On August 9, 2001, while working with the show's writers, Carey fell ill with chest pains and had to be taken to the hospital by ambulance. The following day, he underwent an angioplasty to help clear a blocked artery. Production on the show continued while Carey recovered and filming on the episode was due to start during the week commencing August 13, 2001. Executive producer Bruce Helford told Richard Huff of the Daily News that some things had to be moved around to accommodate Carey's absence, such as the music sequences, which had to be shot without Carey. Helford added that Carey's planned appearance in a dance number could not be shot until the comedian received the okay from his doctor. Carey returned to work two weeks later and the episode was eventually filmed on August 20, 2001.
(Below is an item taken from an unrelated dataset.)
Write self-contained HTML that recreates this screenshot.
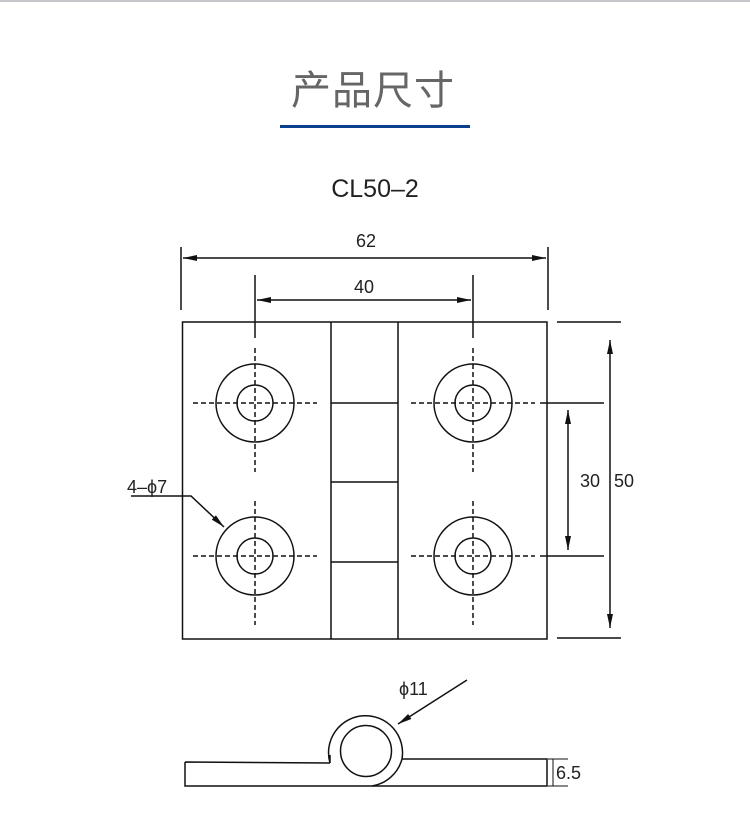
<!DOCTYPE html>
<html><head><meta charset="utf-8"><style>
html,body{margin:0;padding:0;background:#fff;}
body{width:750px;height:829px;position:relative;overflow:hidden;}
</style></head><body>
<svg width="750" height="829" viewBox="0 0 750 829" xmlns="http://www.w3.org/2000/svg" style="position:absolute;left:0;top:0">
<defs>
<marker id="a" viewBox="0 0 14 6" refX="14" refY="3" markerWidth="14" markerHeight="6" orient="auto-start-reverse" markerUnits="userSpaceOnUse"><path d="M0,0 L14,3 L0,6 z" fill="#111"/></marker>
</defs>
<rect x="0" y="0" width="750" height="2" fill="#c8c8cc"/>
<text x="373" y="104" text-anchor="middle" font-family="'Liberation Sans','Noto Sans CJK SC',sans-serif" font-size="40" fill="#666" letter-spacing="1">产品尺寸</text>
<rect x="280" y="125" width="190" height="3" fill="#0b3f8f"/>
<text x="375" y="197" text-anchor="middle" font-family="'Liberation Sans',sans-serif" font-size="25" fill="#222">CL50–2</text>
<g stroke="#111" stroke-width="1.5" fill="none">
<line x1="181" y1="247" x2="181" y2="310"/>
<line x1="548" y1="247" x2="548" y2="310"/>
<line x1="183" y1="258" x2="546" y2="258" marker-start="url(#a)" marker-end="url(#a)"/>
<line x1="255" y1="275" x2="255" y2="338"/>
<line x1="473" y1="275" x2="473" y2="338"/>
<line x1="257" y1="300" x2="471" y2="300" marker-start="url(#a)" marker-end="url(#a)"/>
<rect x="182.5" y="322" width="364.5" height="317"/>
<line x1="331" y1="322" x2="331" y2="639"/>
<line x1="398" y1="322" x2="398" y2="639"/>
<line x1="331" y1="403" x2="398" y2="403"/>
<line x1="331" y1="482" x2="398" y2="482"/>
<line x1="331" y1="562" x2="398" y2="562"/>
<circle cx="255" cy="403" r="39"/><circle cx="255" cy="403" r="18"/>
<circle cx="255" cy="556" r="39"/><circle cx="255" cy="556" r="18"/>
<circle cx="473" cy="403" r="39"/><circle cx="473" cy="403" r="18"/>
<circle cx="473" cy="556" r="39"/><circle cx="473" cy="556" r="18"/>
<line x1="557" y1="322" x2="621" y2="322"/>
<line x1="557" y1="638" x2="621" y2="638"/>
<line x1="540" y1="403" x2="604" y2="403"/>
<line x1="540" y1="556" x2="604" y2="556"/>
<line x1="610" y1="340" x2="610" y2="628" marker-start="url(#a)" marker-end="url(#a)"/>
<line x1="568" y1="410" x2="568" y2="550" marker-start="url(#a)" marker-end="url(#a)"/>
<polyline points="131,496 191,496 224,527" marker-end="url(#a)"/>
<path d="M185,762 L330,763 M185,762 L185,786 L547,786 L547,759 L402,759"/>
<path d="M330,763 A37,37 0 1 1 402,759"/>
<path d="M330,763 L330,755"/>
<path d="M372,786 A37,37 0 0 0 402,759"/>
<circle cx="366" cy="751" r="25.5"/>
<line x1="548" y1="759" x2="568" y2="759" stroke-width="1"/>
<line x1="548" y1="786" x2="568" y2="786" stroke-width="1"/>
<line x1="553" y1="759" x2="553" y2="786" stroke-width="1"/>
<line x1="467" y1="680" x2="398" y2="724" marker-end="url(#a)"/>
</g>
<g stroke="#111" stroke-width="1.5" stroke-dasharray="5,3">
<line x1="193" y1="403" x2="317" y2="403"/><line x1="255" y1="348" x2="255" y2="472"/>
<line x1="193" y1="556" x2="317" y2="556"/><line x1="255" y1="501" x2="255" y2="625"/>
<line x1="411" y1="403" x2="535" y2="403"/><line x1="473" y1="348" x2="473" y2="472"/>
<line x1="411" y1="556" x2="535" y2="556"/><line x1="473" y1="501" x2="473" y2="625"/>
</g>
<g font-family="'Liberation Sans',sans-serif" font-size="18" fill="#222">
<text x="366" y="247" text-anchor="middle">62</text>
<text x="364" y="293" text-anchor="middle">40</text>
<text x="580" y="487">30</text>
<text x="614" y="487">50</text>
<text x="127" y="493">4–ϕ7</text>
<text x="399" y="695">ϕ11</text>
<text x="556" y="779">6.5</text>
</g>
</svg>
</body></html>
"Drew Carey's Back-to-School Rock 'n' Roll Comedy Hour" featured guest appearances from actresses Amanda Bynes and Jenny McCarthy. In addition to Uncle Kracker, music performances also came from Sugar Ray and The Peter Frampton Band. Country music group SHeDAISY sang a re-mixed version of their song "I Will… But". Rock band Smash Mouth also filmed an appearance, performing their track "Pacific Coast Party". The band's vocalist Steve Harwell commented, "That was fun. That appearance, and a few lines in the film Rat Race, rekindled a childhood dream. I always said I wanted to be either a rock star or a comedian or an actor."

==Reception==
In its original broadcast, "Drew Carey's Back-to-School Rock 'n' Roll Comedy Hour" finished 52nd in the ratings for the week of September 24–30, 2001, with a 4.8 rating/8 share among households with televisions. It was seen by a total of 10 million viewers, which made it the lowest season opener for the show and a significant decrease from the previous season's average audience of 12.8 million. The Washington Post's Lisa de Moraes reported that the show lost a large percent of its lead-in audience and commented "It also has absolutely no excuse for the lousy number, since it debuted opposite squat on the other networks."
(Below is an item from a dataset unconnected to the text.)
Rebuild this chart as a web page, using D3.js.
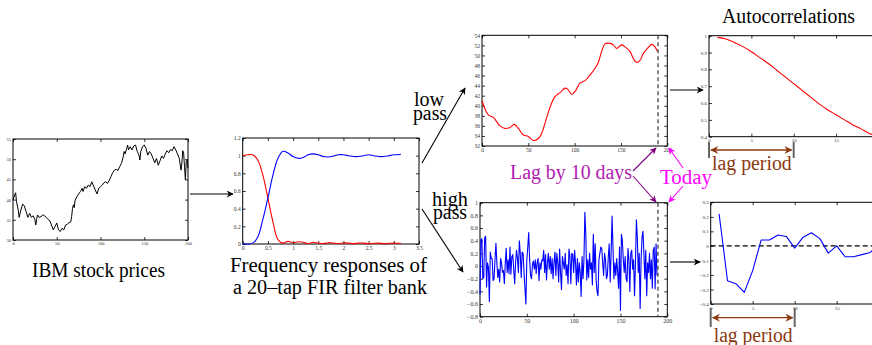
<!DOCTYPE html>
<html><head><meta charset="utf-8">
<script src="https://cdn.jsdelivr.net/npm/d3@7"></script>
<style>
html,body{margin:0;padding:0;background:#fff;overflow:hidden}
svg{display:block;font-family:"Liberation Serif","DejaVu Serif",serif}
</style></head>
<body>
<svg id="c" width="872" height="345"></svg>
<script>
// ---------- DATA ----------
const ibmDays = [0,2,3,4,6,7,9,11,13,15,17,19,21,23,25,26,27,28,30,32,34,36,38,40,42,44,46,48,50,52,54,56,58,60,62,64,66,67,68,69,70,71,73,75,77,79,80,82,84,86,88,90,92,94,96,98,100,102,104,106,108,110,112,114,116,118,120,122,124,126,127,128,130,131,132,134,136,138,140,142,144,145,146,148,150,152,154,156,158,160,162,164,166,168,170,172,174,176,178,180,182,184,186,188,190,192,193,194,195,196,197,198,199,200];
const ibmPrice = [39.9,41.2,41.7,39.5,37.4,35.6,37.4,38.9,38.4,37.0,35.6,36.6,35.6,36.0,35.1,33.7,35.1,36.2,35.6,35.8,36.2,36.0,35.6,35.1,34.8,33.7,32.5,33.3,34.2,32.5,32.1,32.9,32.5,33.7,33.9,34.3,34.5,35.8,37.8,38.7,38.0,39.9,40.7,41.4,42.0,42.8,42.0,43.2,42.8,43.6,43.2,44.4,43.4,42.4,41.4,42.8,43.2,43.6,44.2,44.4,44.0,44.8,45.7,46.7,47.3,47.5,47.2,48.2,49.0,50.6,51.9,51.3,52.7,53.5,52.3,53.1,52.3,53.3,53.5,51.9,51.0,49.8,51.9,53.1,53.5,52.7,51.0,51.9,51.3,50.2,49.1,50.2,48.5,49.6,50.8,50.2,51.3,52.1,51.6,52.4,52.1,53.1,52.3,51.3,50.2,47.3,49.1,52.1,51.5,48.2,44.9,49.4,49.9,47.8];
const ibmXTicks = [0,50,100,150,200];
const ibmYTicks = [30,35,40,45,50,55];

const freq = [0,0.1,0.2,0.3,0.4,0.5,0.6,0.7,0.8,0.9,1.0,1.1,1.2,1.3,1.4,1.5,1.6,1.7,1.8,1.9,2.0,2.1,2.2,2.3,2.4,2.5,2.6,2.7,2.8,2.9,3.0,3.1,3.14];
const lowResp = [1.0,1.01,1.01,0.95,0.78,0.52,0.25,0.05,0.01,0.03,0.015,0.025,0.02,0.005,0.02,0.01,0.005,0.015,0.01,0.005,0.012,0.01,0.004,0.01,0.01,0.004,0.008,0.01,0.004,0.007,0.01,0.008,0.008];
const highResp = [0.0,0.0,0.01,0.08,0.28,0.52,0.78,0.97,1.05,1.03,0.99,0.97,0.98,1.01,1.02,1.01,0.99,0.985,0.995,1.01,1.01,1.0,0.99,0.99,1.0,1.01,1.0,0.99,0.99,1.0,1.01,1.01,1.015];
const freqXTicks = [0,0.5,1,1.5,2,2.5,3,3.5];
const freqYTicks = [0,0.2,0.4,0.6,0.8,1,1.2];

const lowDays = [0,6.8,12.2,19.4,24.8,30.2,34.9,39.2,44.6,50,55.4,60.8,64.4,69.1,73.4,78.8,84.2,89.6,92.4,96.8,100.4,105.8,111.2,116.5,121.9,125.5,129.1,132.7,138.1,141.7,145.3,150.7,154.3,159.7,163.3,166.9,170.5,174.1,179.5,183.1,186.7,189.2];
const lowPass = [41.0,38.2,37.7,36.0,35.5,35.7,36.3,35.5,34.2,33.9,33.1,33.5,34.5,37.2,39.7,41.8,42.6,43.5,43.3,42.3,42.8,44.5,45.0,46.1,47.4,48.6,50.8,52.3,52.4,52.1,51.4,52.1,51.7,50.8,49.4,48.6,49.0,50.4,51.6,52.2,51.7,50.8];
const lowXTicks = [0,50,100,150,200];
const lowYTicks = [32,34,36,38,40,42,44,46,48,50,52,54];

const highPass = [-0.45,0.42,0.43,-0.2,-0.18,0.45,0.47,-0.33,0.05,-0.02,-0.56,0.22,0.12,0.12,-0.23,-0.2,0.1,0.36,0.05,-0.18,
-0.05,-0.25,0.12,0.05,-0.1,-0.07,-0.28,0.05,0.28,-0.1,0.1,-0.12,0.3,-0.13,0.15,0.18,-0.05,-0.28,0.05,0.25,
0.12,-0.1,0.4,0.2,-0.18,0.22,0.2,-0.1,-0.35,-0.6,0.1,0.3,0.53,0.1,-0.15,-0.2,0.02,0.08,-0.05,0.1,
-0.12,0.05,0.12,-0.23,0.05,-0.05,0.1,0.08,0.25,-0.1,0.18,-0.22,0.05,0.2,-0.05,0.15,-0.12,0.12,-0.2,0.05,
0.22,-0.15,0.2,0.05,-0.25,0.27,-0.1,-0.37,0.15,0.05,-0.05,0.2,-0.15,0.02,-0.28,0.27,0.15,-0.28,0.2,0.18,
-0.1,0.25,0.05,-0.3,0.12,-0.25,0.05,-0.1,-0.48,0.15,-0.2,0.1,0.85,0.5,-0.22,0.1,-0.18,0.2,-0.05,0.05,
-0.3,0.5,-0.1,0.35,-0.22,-0.4,-0.47,0.1,0.2,0.3,0.28,0.05,-0.15,0.2,0.1,-0.2,-0.15,0.15,0.35,-0.25,
0.2,0.79,0.3,-0.2,0.05,-0.15,0.12,-0.1,-0.35,0.3,-0.7,0.5,0.4,0.1,-0.1,0.15,-0.2,-0.25,0.28,0.1,
-0.4,0.2,0.25,-0.05,0.1,-0.47,0.05,0.73,0.45,-0.1,0.2,-0.67,0.1,0.45,0.55,0.2,-0.2,0.25,-0.47,0.05,
-0.1,0.2,-0.2,0.1,-0.35,0.25,0.3,-0.36,0.35,-0.15];
const highXTicks = [0,50,100,150,200];
const highYTicks = [-0.8,-0.6,-0.4,-0.2,0,0.2,0.4,0.6,0.8,1];

const lags = [1,2,3,4,5,6,7,8,9,10,11,12,13,14,15,16,17,18,19,20];
const acLow = [0.99,0.98,0.96,0.935,0.905,0.87,0.835,0.795,0.755,0.715,0.675,0.635,0.595,0.56,0.53,0.5,0.47,0.445,0.418,0.40];
const acHigh = [0.22,-0.24,-0.26,-0.32,-0.17,0.04,0.04,0.075,0.065,-0.015,0.06,0.09,0.05,-0.05,0.0,-0.075,-0.075,-0.06,-0.045,0.01];
const acXTicks = [0,5,10,15];
const acLowYTicks = [0.4,0.5,0.6,0.7,0.8,0.9,1];
const acHighYTicks = [-0.4,-0.3,-0.2,-0.1,0,0.1,0.2,0.3];
const lagPeriod = 10;
const todayDay = 190;

// ---------- DRAW ----------
const svg = d3.select("#c");
const defs = svg.append("defs");
function marker(id, color, w, h){
  defs.append("marker").attr("id",id).attr("viewBox","0 0 10 10").attr("refX",9).attr("refY",5)
    .attr("markerWidth",w).attr("markerHeight",h).attr("orient","auto-start-reverse").attr("markerUnits","userSpaceOnUse")
    .append("path").attr("d","M0,0 L10,5 L0,10 L3,5 Z").attr("fill",color);
}
marker("ab","#000",10,7);
marker("ap","#800080",10,7);
marker("am","#ff00ff",10,7);
marker("abr","#8b3a0f",11,8);

function panel(o){
  const g = svg.append("g");
  const x = d3.scaleLinear().domain(o.xd).range([o.x0,o.x1]);
  const y = d3.scaleLinear().domain(o.yd).range([o.y1,o.y0]);
  const fs = o.fs;
  const fmt = d=>d3.format("")(d);
  const ax = (gen, tv, tr, lab) => {
    const a = g.append("g").attr("transform",tr).call(gen.tickValues(tv).tickSizeInner(-3).tickSizeOuter(0).tickPadding(2)
      .tickFormat(lab ? fmt : ""));
    a.select(".domain").remove();
    a.selectAll("line").attr("stroke","#000").attr("stroke-width",0.8);
    a.selectAll("text").attr("font-size",fs).attr("fill","#333").attr("font-family","Liberation Serif");
    return a;
  };
  ax(d3.axisBottom(x), o.xt, `translate(0,${o.y1})`, true);
  ax(d3.axisTop(x), o.xt, `translate(0,${o.y0})`, false);
  ax(d3.axisLeft(y), o.yt, `translate(${o.x0},0)`, true);
  ax(d3.axisRight(y), o.yt, `translate(${o.x1},0)`, false);
  g.append("rect").attr("x",o.x0).attr("y",o.y0).attr("width",o.x1-o.x0).attr("height",o.y1-o.y0)
    .attr("fill","none").attr("stroke","#000").attr("stroke-width",1);
  return {g,x,y};
}
function line(p, xs, ys, color, curve, w){
  const data = xs.map((d,i)=>[d,ys[i]]);
  p.g.append("path").datum(data).attr("fill","none").attr("stroke",color).attr("stroke-width",w||1)
    .attr("stroke-linejoin","round")
    .attr("d", d3.line().x(d=>p.x(d[0])).y(d=>p.y(d[1])).curve(curve||d3.curveLinear));
}

// Panel 1: IBM
const p1 = panel({x0:13,x1:188,y0:139,y1:240,xd:[0,200],yd:[30,55],xt:ibmXTicks,yt:ibmYTicks,fs:4.5});
line(p1, ibmDays, ibmPrice, "#000", d3.curveLinear, 1);

// Panel 2: frequency responses
const p2 = panel({x0:242.7,x1:419,y0:138,y1:244,xd:[0,3.5],yd:[0,1.2],xt:freqXTicks,yt:freqYTicks,fs:5.5});
line(p2, freq, lowResp, "#ff0000", d3.curveCatmullRom, 1.1);
line(p2, freq, highResp, "#0000ff", d3.curveCatmullRom, 1.1);

// Panel 3: low pass
const p3 = panel({x0:482,x1:667.3,y0:35.3,y1:146,xd:[0,200],yd:[32,54],xt:lowXTicks,yt:lowYTicks,fs:5.5});
line(p3, lowDays, lowPass, "#ff0000", d3.curveCatmullRom, 1.1);
p3.g.append("line").attr("x1",p3.x(todayDay)).attr("x2",p3.x(todayDay)).attr("y1",35.3).attr("y2",146)
  .attr("stroke","#444").attr("stroke-width",1.3).attr("stroke-dasharray","4,3");

// Panel 4: high pass
const p4 = panel({x0:480,x1:667.3,y0:202.7,y1:316.7,xd:[0,200],yd:[-0.8,1],xt:highXTicks,yt:highYTicks,fs:6});
line(p4, highPass.map((d,i)=>i), highPass, "#0000ff", d3.curveLinear, 1.1);
p4.g.append("line").attr("x1",p4.x(todayDay)).attr("x2",p4.x(todayDay)).attr("y1",202.7).attr("y2",316.7)
  .attr("stroke","#444").attr("stroke-width",1.3).attr("stroke-dasharray","4,3");

// Panel 5: autocorr low
const p5 = panel({x0:709,x1:878.4,y0:35.7,y1:136.7,xd:[0,20],yd:[0.4,1],xt:acXTicks,yt:acLowYTicks,fs:5});
line(p5, lags, acLow, "#ff0000", d3.curveCatmullRom, 1.1);

// Panel 6: autocorr high
const p6 = panel({x0:710.7,x1:878.7,y0:202.3,y1:304,xd:[0,20],yd:[-0.4,0.3],xt:acXTicks,yt:acHighYTicks,fs:5});
p6.g.append("line").attr("x1",710.7).attr("x2",878.7).attr("y1",p6.y(0)).attr("y2",p6.y(0))
  .attr("stroke","#000").attr("stroke-width",1.1).attr("stroke-dasharray","5,3");
line(p6, lags, acHigh, "#0000ff", d3.curveLinear, 1.1);

// ---------- ANNOTATIONS ----------
function arrow(x1,y1,x2,y2,color,mk,w){
  svg.append("line").attr("x1",x1).attr("y1",y1).attr("x2",x2).attr("y2",y2)
    .attr("stroke",color).attr("stroke-width",w||1).attr("marker-end",`url(#${mk})`);
}
arrow(190,194,233,194,"#000","ab",1.1);
arrow(422,163,465,88,"#000","ab",1.1);
arrow(422,209,463,272,"#000","ab",1.1);
arrow(670,90,703,90,"#000","ab",1.1);
arrow(670,262,700,262,"#000","ab",1.1);

// lag by 10 days arrows
arrow(633,171,656,148,"#800080","ap",1.1);
arrow(633,176,656,202,"#800080","ap",1.1);
// today arrows
arrow(683,168,669,148,"#ff00ff","am",1.1);
arrow(683,186,669,202,"#ff00ff","am",1.1);

function txt(x0,x1,y,s,size,color){
  svg.append("text").attr("x",x0).attr("y",y).attr("font-size",size).attr("fill",color||"#000")
    .attr("text-anchor","start").attr("textLength",x1-x0).attr("lengthAdjust","spacingAndGlyphs").text(s);
}
txt(32,165,277,"IBM stock prices",20);
txt(230,427,272,"Frequency responses of",20);
txt(233,427,294,"a 20\u2013tap FIR filter bank",20);
txt(414,444,106,"low",20);
txt(413,447,119.5,"pass",20);
txt(432,468,206,"high",20);
txt(433,467,219,"pass",20);
txt(722,855,23,"Autocorrelations",20);
txt(510,632,179,"Lag by 10 days",20,"#b020b0");
txt(660,712,184,"Today",20,"#ff00ff");

// lag period brackets
function lagBracket(p, yTop, yBot, yArr, yTxt){
  const xa = p.x(0), xb = p.x(lagPeriod);
  [xa,xb].forEach(xx=>svg.append("line").attr("x1",xx).attr("x2",xx).attr("y1",yTop).attr("y2",yBot)
    .attr("stroke","#666").attr("stroke-width",2));
  svg.append("line").attr("x1",xa+2).attr("x2",xb-2).attr("y1",yArr).attr("y2",yArr)
    .attr("stroke","#8b3a0f").attr("stroke-width",1.3)
    .attr("marker-start","url(#abr)").attr("marker-end","url(#abr)");
  txt(xa+3,xb-2,yTxt,"lag period",20,"#8b3a0f");
}
lagBracket(p5,142,158,150,170);
lagBracket(p6,308,327,317.7,341.5);
</script>
</body></html>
The Charleston Daily Mail's Kevin McDonough chose the episode as a television "Highlight" for September 26, 2001. While a journalist named it the day's "Best Bet". A reporter for the Beaver County Times chose the repeat of the episode as their Highlight of the day on September 4, 2002, noting that it featured "a less-weighty Drew". A writer for Ain't It Cool News enjoyed the episode, giving it a maximum of five stars. The writer observed that it was not a typical episode, calling it "bizarre". They praised Stiles and Bader for their skit during the SHeDAISY performance, and they said "but more than that, the entire cast just kills! The writing, the acting, all are just hilarious." The writer added that the musical performances were the only thing from stopping the episode from being perfect, as they were not quite as good as the performances featured on Saturday Night Live or similar shows.

M.J. Wilde of The Augusta Chronicle noted, "Drew pumps up the volume in an hourlong season premiere that departs the format," and added, "You go, boy." Lisa Bettinger from BG News enjoyed the music performances and graded them a B−, saying that they were "worth watching". However, she disliked the episode's comedy sketches, giving them a C−. She said "The skits were odd and there was no cohesion to them, except for the fact that they were all related to going back to school. After a few minutes of bad sketches, I decided to go over to VH1 and watch a repeat of Behind the Music or something like that. Anything was better than what this episode of Drew Carey had to offer."

The sound editors for the episode earned a nomination for Best Sound Editing in Television – Music, Episodic Live Action at the 49th Golden Reel Awards, presented by the Motion Picture Sound Editors.